Uma toca de onde não deve sair coelho
É o que parece, pelo andar da carruagem no Congresso Nacional: a reforma política não estará no centro da pauta do atual semestre parlamentar. E, desse modo, ficará mais uma vez postergada.
Publicado 03/08/2011 13:48
Bom ou ruim? Depende do ângulo da análise. Se for para fazer algum remendo na atual legislação eleitoral prenhe de imperfeições, o resultado em si será muito duvidoso. Nem sempre os remendos têm sido benéficos para o processo democrático. Mas se for para ampliar a democracia, sinceramente: cá da província, olhando a correlação de forças no Senado e na Câmara, ouso dizer que será melhor ficar do jeito que está.
Lembra aquela historinha que Miguel Arraes contava. O sujeito cometera algum delito e, preso, era conduzido por um soldado da Polícia Militar para a Delegacia, que de vez em quando lhe dava uma lapada com o cassetete. Até que um transeunte, indignado, protestou: “Faça isso com o homem não, soldado! Desse jeito é melhor matar…”. Ao que o prisioneiro de pronto atalhou: “Matar, não, oxente! Como vai, vai bem…”.
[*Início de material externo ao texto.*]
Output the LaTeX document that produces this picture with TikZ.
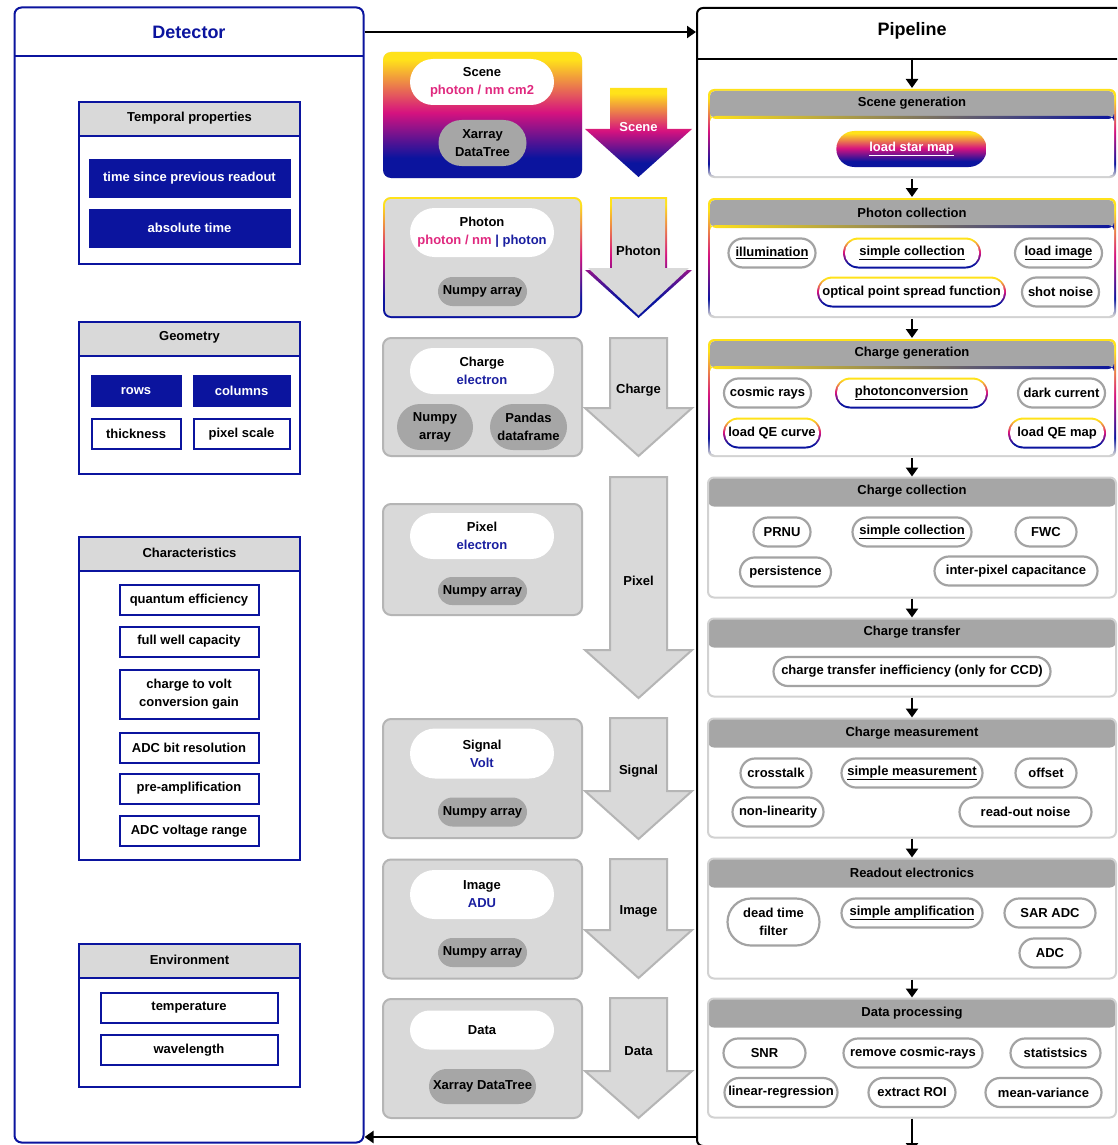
\documentclass[tikz,border=0pt]{standalone}
\usepackage{fontspec}
\setmainfont{Liberation Sans}
\usetikzlibrary{arrows.meta, calc, positioning, shapes.misc}
\definecolor{detblue}{HTML}{0B149E}
\definecolor{unitblue}{HTML}{1A1FA0}
\definecolor{unitmag}{HTML}{E0297F}
\definecolor{gyel}{HTML}{FFE21A}
\definecolor{gmag}{HTML}{D6127F}
\definecolor{gblu}{HTML}{0B149E}
\definecolor{boxgray}{HTML}{D9D9D9}
\definecolor{boxrim}{HTML}{B5B5B5}
\definecolor{headgray}{HTML}{A6A6A6}
\definecolor{rimgray}{HTML}{D2D2D2}
\definecolor{pillrim}{HTML}{A3A3A3}
\definecolor{pillgray}{HTML}{A6A6A6}

% yellow -> magenta -> blue, as used for the scene data
\pgfdeclareverticalshading{sunset}{100bp}{color(0bp)=(gblu); color(33bp)=(gblu); color(51bp)=(gmag); color(72bp)=(gyel); color(100bp)=(gyel)}
\pgfdeclareverticalshading{sunsetrim}{100bp}{color(0bp)=(rimgray); color(26bp)=(rimgray); color(33bp)=(gblu); color(51bp)=(gmag); color(70bp)=(gyel); color(100bp)=(gyel)}

\begin{document}
\begin{tikzpicture}[x=1pt, y=-1pt,
    font=\bfseries\fontsize{13}{18}\selectfont,
    flow/.style={line width=2.5pt, -{Triangle[length=9pt, width=12pt]}},
    bigtitle/.style={font=\bfseries\fontsize{18}{22}\selectfont},
    detgroup/.style={draw=detblue, line width=2pt, fill=white, minimum width=221pt, inner sep=0pt,
        path picture={\fill[boxgray] (path picture bounding box.north west) rectangle ([yshift=-34pt]path picture bounding box.north east);
            \draw[detblue, line width=2pt] ([yshift=-34pt]path picture bounding box.north west) -- ([yshift=-34pt]path picture bounding box.north east);}},
    param/.style={draw=detblue, line width=2pt, fill=white, inner sep=0pt, minimum height=30pt, align=center},
    paramset/.style={param, fill=detblue, text=white},
    databox/.style={rounded corners=8pt, fill=boxgray, draw=boxrim, line width=2pt, minimum width=199pt, inner sep=0pt},
    grimbox/.style={databox, draw=none, shade, shading=sunset,
        path picture={\fill[boxgray, rounded corners=6pt] ([shift={(2pt,2pt)}]path picture bounding box.south west) rectangle ([shift={(-2pt,-2pt)}]path picture bounding box.north east);}},
    unitpill/.style={rounded rectangle, fill=white, minimum width=148pt, inner sep=2pt, align=center},
    typepill/.style={rounded rectangle, fill=pillgray, inner sep=2pt, align=center},
    blockarrow/.style={fill=boxgray, draw=boxrim, line width=2pt},
    stage/.style={draw=rimgray, line width=2pt, fill=white, rounded corners=6pt, minimum width=408pt, inner sep=0pt,
        path picture={\fill[headgray] (path picture bounding box.north west) rectangle ([yshift=-29pt]path picture bounding box.north east);}},
    grimstage/.style={stage, draw=none, shade, shading=sunsetrim,
        path picture={
            \fill[white, rounded corners=5pt] ([shift={(2pt,2pt)}]path picture bounding box.south west) rectangle ([shift={(-2pt,-2pt)}]path picture bounding box.north east);
            \begin{scope}
                \clip[rounded corners=5pt] ([shift={(2pt,2pt)}]path picture bounding box.south west) rectangle ([shift={(-2pt,-2pt)}]path picture bounding box.north east);
                \fill[headgray] (path picture bounding box.north west) rectangle ([yshift=-28pt]path picture bounding box.north east);
            \end{scope}
            \shade[left color=gyel, middle color=gmag, right color=gblu] ([shift={(2pt,-27pt)}]path picture bounding box.north west) rectangle ([shift={(-2pt,-30pt)}]path picture bounding box.north east);}},
    modpill/.style={rounded rectangle, draw=pillrim, line width=2.2pt, fill=white, minimum height=29pt, inner sep=1pt, align=center},
    gradpill/.style={rounded rectangle, minimum height=31pt, inner sep=1pt, align=center, shade, shading=sunset,
        path picture={\fill[white, rounded corners=13pt] ([shift={(2pt,2pt)}]path picture bounding box.south west) rectangle ([shift={(-2pt,-2pt)}]path picture bounding box.north east);}}]

    \clip (0,0) rectangle (1117,1145);
    \fill[white] (0,0) rectangle (1117,1145);

    % detector side
    \node[draw=detblue, line width=2pt, rounded corners=7pt, minimum width=349pt, minimum height=1135pt, inner sep=0pt,
        path picture={\draw[detblue, line width=2pt] ([yshift=-49pt]path picture bounding box.north west) -- ([yshift=-49pt]path picture bounding box.north east);}] (det) at (189,575) {};
    \node[bigtitle, text=detblue] (dettitle) at (189,32) {Detector};

    \node[detgroup, minimum height=162pt] (temporal) at (189.5,183) {};
    \node (temporalt) at (189.5,118) {Temporal properties};
    \node[paramset, minimum width=200pt, minimum height=37pt] (tprev) at (189.5,178) {time since previous readout};
    \node[paramset, minimum width=200pt, minimum height=37pt] (tabs) at (189.5,228) {absolute time};

    \node[detgroup, minimum height=152pt] (geometry) at (189.5,398) {};
    \node (geometryt) at (189.5,337.5) {Geometry};
    \node[paramset, minimum width=89pt] (rows) at (136,391) {rows};
    \node[paramset, minimum width=96pt] (columns) at (241.5,391) {columns};
    \node[param, minimum width=89pt] (thickness) at (136,434) {thickness};
    \node[param, minimum width=96pt] (pixscale) at (241.5,434) {pixel scale};

    \node[detgroup, minimum height=323pt] (charact) at (189.5,698.5) {};
    \node (charactt) at (189.5,552.5) {Characteristics};
    \node[param, minimum width=139pt] (qe) at (189,600) {quantum efficiency};
    \node[param, minimum width=139pt] (fwc) at (189,641.5) {full well capacity};
    \node[param, minimum width=139pt, minimum height=49pt] (cvgain) at (189,694) {charge to volt\\conversion gain};
    \node[param, minimum width=139pt] (adcbits) at (189,747.5) {ADC bit resolution};
    \node[param, minimum width=139pt] (preamp) at (189,788.5) {pre-amplification};
    \node[param, minimum width=139pt] (adcrange) at (189,831) {ADC voltage range};

    \node[detgroup, minimum height=143pt] (environ) at (189.5,1015) {};
    \node (environt) at (189.5,959.5) {Environment};
    \node[param, minimum width=177pt] (temperature) at (189,1008) {temperature};
    \node[param, minimum width=177pt] (wavelength) at (189,1050) {wavelength};

    % pipeline side
    \node[draw, line width=2pt, rounded corners=6pt, minimum width=440pt, minimum height=1138pt, inner sep=0pt, anchor=north west,
        path picture={\draw[line width=2pt] ([yshift=-51pt]path picture bounding box.north west) -- ([yshift=-51pt]path picture bounding box.north east);}] (pipe) at (696,7) {};
    \node[bigtitle] (pipetitle) at (912,31) {Pipeline};
    \coordinate (pipesep) at (912,58);
    \coordinate (pipeend) at (912,1152);

    \node[grimstage, minimum height=89pt] (sgen) at (912,133.5) {};
    \node (sgent) at (912,103) {Scene generation};
    \node[rounded rectangle, shade, shading=sunset, text=white, minimum width=157pt, minimum height=36pt] (starmap) at (911.5,149) {\underline{load star map}};

    \node[grimstage, minimum height=120pt] (pcol) at (912,258) {};
    \node (pcolt) at (912,213) {Photon collection};
    \node[modpill, minimum width=89pt] (illum) at (772,253) {\underline{illumination}};
    \node[gradpill, minimum width=140pt] (simcol) at (912,253) {\underline{simple collection}};
    \node[modpill, minimum width=89pt] (loadimg) at (1058.5,253) {\underline{load image}};
    \node[gradpill, minimum width=191pt] (psf) at (911.5,292) {optical point spread function};
    \node[modpill, minimum width=79pt] (shotnoise) at (1060.5,292) {shot noise};

    \node[grimstage, minimum height=118pt] (cgen) at (912,398) {};
    \node (cgent) at (912,353) {Charge generation};
    \node[modpill, minimum width=89pt] (cosmic) at (767.5,393) {cosmic rays};
    \node[gradpill, minimum width=155pt] (photoconv) at (911.5,393) {\underline{photonconversion}};
    \node[modpill, minimum width=89pt] (darkcur) at (1061.5,393) {dark current};
    \node[gradpill, minimum width=100pt] (qecurve) at (772,433) {load QE curve};
    \node[gradpill, minimum width=100pt] (qemap) at (1057,433) {load QE map};

    \node[stage, minimum height=120pt] (ccol) at (912,537.5) {};
    \node (ccolt) at (912,491) {Charge collection};
    \node[modpill, minimum width=59pt] (prnu) at (782,532) {PRNU};
    \node[modpill, minimum width=121pt] (simcoltwo) at (912,532) {\underline{simple collection}};
    \node[modpill, minimum width=63pt] (fwcpill) at (1046,532) {FWC};
    \node[modpill, minimum width=93pt] (persist) at (785.5,572) {persistence};
    \node[modpill, minimum width=165pt] (ipc) at (1016,571) {inter-pixel capacitance};

    \node[stage, minimum height=78pt] (ctra) at (912,657.5) {};
    \node (ctrat) at (912,632) {Charge transfer};
    \node[modpill, minimum width=279pt] (cti) at (912,671.5) {charge transfer inefficiency (only for CCD)};

    \node[stage, minimum height=119pt] (cmea) at (912,778) {};
    \node (cmeat) at (912,733) {Charge measurement};
    \node[modpill, minimum width=73pt] (xtalk) at (776,773) {crosstalk};
    \node[modpill, minimum width=143pt] (simmeas) at (912,773) {\underline{simple measurement}};
    \node[modpill, minimum width=63pt] (offset) at (1046,773) {offset};
    \node[modpill, minimum width=93pt] (nonlin) at (778,812) {non-linearity};
    \node[modpill, minimum width=134pt] (readnoise) at (1025.5,812) {read-out noise};

    \node[stage, minimum height=120pt] (rele) at (912,918.5) {};
    \node (relet) at (912,873) {Readout electronics};
    \node[modpill, minimum width=94pt, minimum height=47pt] (deadtime) at (773.5,922) {dead time\\filter};
    \node[modpill, minimum width=143pt] (simamp) at (912,913) {\underline{simple amplification}};
    \node[modpill, minimum width=93pt] (saradc) at (1050,913) {SAR ADC};
    \node[modpill, minimum width=63pt] (adc) at (1050,953) {ADC};

    \node[stage, minimum height=119pt] (dpro) at (912,1058) {};
    \node (dprot) at (912,1013) {Data processing};
    \node[modpill, minimum width=84pt] (snr) at (764.5,1053) {SNR};
    \node[modpill, minimum width=141pt] (rmcosmic) at (913,1053) {remove cosmic-rays};
    \node[modpill, minimum width=92pt] (stats) at (1055.5,1053) {statistsics};
    \node[modpill, minimum width=115pt] (linreg) at (781,1092.5) {linear-regression};
    \node[modpill, minimum width=89pt] (roi) at (912,1092.5) {extract ROI};
    \node[modpill, minimum width=118pt] (meanvar) at (1043.5,1092.5) {mean-variance};

    \draw[flow] (pipesep) -- (sgen.north);
    \foreach \a/\b in {sgen/pcol, pcol/cgen, cgen/ccol, ccol/ctra, ctra/cmea, cmea/rele, rele/dpro}
        \draw[flow] (\a.south) -- (\b.north);
    \draw[flow] (dpro.south) -- (pipeend);

    % detector <-> pipeline
    \coordinate (backline) at (530,1137);
    \draw[flow] (det.east |- dettitle) -- (pipe.west |- dettitle);
    \draw[flow] (pipe.west |- backline) -- (det.east |- backline);

    % data containers
    \node[databox, draw=none, shade, shading=sunset, minimum height=126pt] (scenebox) at (482.5,115) {};
    \node[unitpill, minimum height=46pt] (sceneunit) at (482,82) {Scene\\{\color{unitmag}photon / nm cm2}};
    \node[typepill, minimum width=92pt, minimum height=46pt] (scenetype) at (482.5,143) {Xarray\\DataTree};

    \node[grimbox, minimum height=121pt] (photonbox) at (482.5,257.5) {};
    \node[unitpill, minimum height=49pt] (photonunit) at (482,232.5) {Photon\\{\color{unitmag}photon / nm} {\color{unitblue}| photon}};
    \node[typepill, minimum width=93pt, minimum height=29pt] (photontype) at (482.5,291.5) {Numpy array};

    \node[databox, minimum height=118pt] (chargebox) at (482.5,397) {};
    \node[unitpill, minimum height=46pt] (chargeunit) at (482,371) {Charge\\{\color{unitblue}electron}};
    \node[typepill, minimum width=80pt, minimum height=46pt] (chargenp) at (435,427) {Numpy\\array};
    \node[typepill, minimum width=81pt, minimum height=46pt] (chargepd) at (528.5,427) {Pandas\\dataframe};

    \node[databox, minimum height=111pt] (pixelbox) at (482.5,559.5) {};
    \node[unitpill, minimum height=46pt] (pixelunit) at (482,536) {Pixel\\{\color{unitblue}electron}};
    \node[typepill, minimum width=93pt, minimum height=28pt] (pixeltype) at (482.5,591) {Numpy array};

    \node[databox, minimum height=119pt] (signalbox) at (482.5,778.5) {};
    \node[unitpill, minimum height=50pt] (signalunit) at (482,753.5) {Signal\\{\color{unitblue}Volt}};
    \node[typepill, minimum width=93pt, minimum height=29pt] (signaltype) at (482.5,812) {Numpy array};

    \node[databox, minimum height=119pt] (imagebox) at (482.5,919) {};
    \node[unitpill, minimum height=49pt] (imageunit) at (482,894.5) {Image\\{\color{unitblue}ADU}};
    \node[typepill, minimum width=93pt, minimum height=29pt] (imagetype) at (482.5,952.5) {Numpy array};

    \node[databox, minimum height=119pt] (databox) at (482.5,1058.5) {};
    \node[unitpill, minimum height=39pt] (dataunit) at (482,1030) {Data};
    \node[typepill, minimum width=111pt, minimum height=35pt] (datatype) at (482.5,1086.5) {Xarray DataTree};

    % block arrows between containers
    \shade[shading=sunset] (610,88) -- (667,88) -- (667,129) -- (692,129) -- (638.5,177) -- (585,129) -- (610,129) -- cycle;
    \node[text=white] (arrScene) at (638.5,127) {Scene};
    \shade[shading=sunset] (610,197) -- (667,197) -- (667,270) -- (692,270) -- (638.5,318) -- (585,270) -- (610,270) -- cycle;
    \fill[boxgray] (612,199) -- (665,199) -- (665,268) -- (689,268) -- (638.5,315.3) -- (588,268) -- (612,268) -- cycle;
    \node (arrPhoton) at (638.5,251) {Photon};
    \foreach \stagelab/\ytop/\ysh/\ytip in {Charge/338/408/456, Pixel/477/650/698, Signal/718/791/839, Image/859/930/978, Data/998/1071/1118}{
        \draw[blockarrow] (610,\ytop) -- (667,\ytop) -- (667,\ysh) -- (692,\ysh) -- (638.5,\ytip) -- (585,\ysh) -- (610,\ysh) -- cycle;
        \node (arr\stagelab) at (638.5,{(\ytop+\ytip)/2-7}) {\stagelab};
    }
\end{tikzpicture}
\end{document}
Vejam que o cotidiano da cena política tem oferecido inúmeros motes para o bom debate da reforma e, sobretudo, para valorizar a instituição de instrumentos democratizantes. O financiamento público de campanha, por exemplo, como antídoto à corrupção. Mas partidos e lideranças influentes no Congresso fazem de conta que uma coisa nada tem a ver com a outra e se perdem na abordagem de aspectos relevantes, porém secundários, como a ideia do voto distrital e semelhantes. Ou, pior, a investida contra o direito democrático dos partidos se coligarem para a disputa de cargos legislativos.
Por esse caminho não se chegará a lugar nenhum. Até porque quase ninguém quer seguir adiante, porque pesa o receio dos atuais detentores de mandato de não se darem bem em futuras disputas sob novas regras. Entre o desconhecido que gera insegurança e o status quo ultrapassado, a opção é clara: conserve-se o que está, e se deixe para um futuro indefinido qualquer mudança substancial.
Esse é o estado da arte da reforma política. Talvez mudasse se o assunto fosse, de fato, destaque na agenda da sociedade. Mas alguém sabe de algum lugar onde na última campanha eleitoral a reforma tenha sido registrada entre os compromissos da maioria dos partidos e candidatos?
Ora, se o que é prometido nem sempre é cumprido, que dirá do que sequer foi ventilado nos palanques. Por conseguinte, o debate permanece quase que exclusivamente circunscrito ao parlamento, sem a menor possibilidade de pressão social pela mudança.
Portanto, dessa toca por enquanto não deve sair coelho. Fica para adiante, na medida em que sejamos capazes de ganhar apoio popular para a bandeira da democratização do processo eleitoral brasileiro.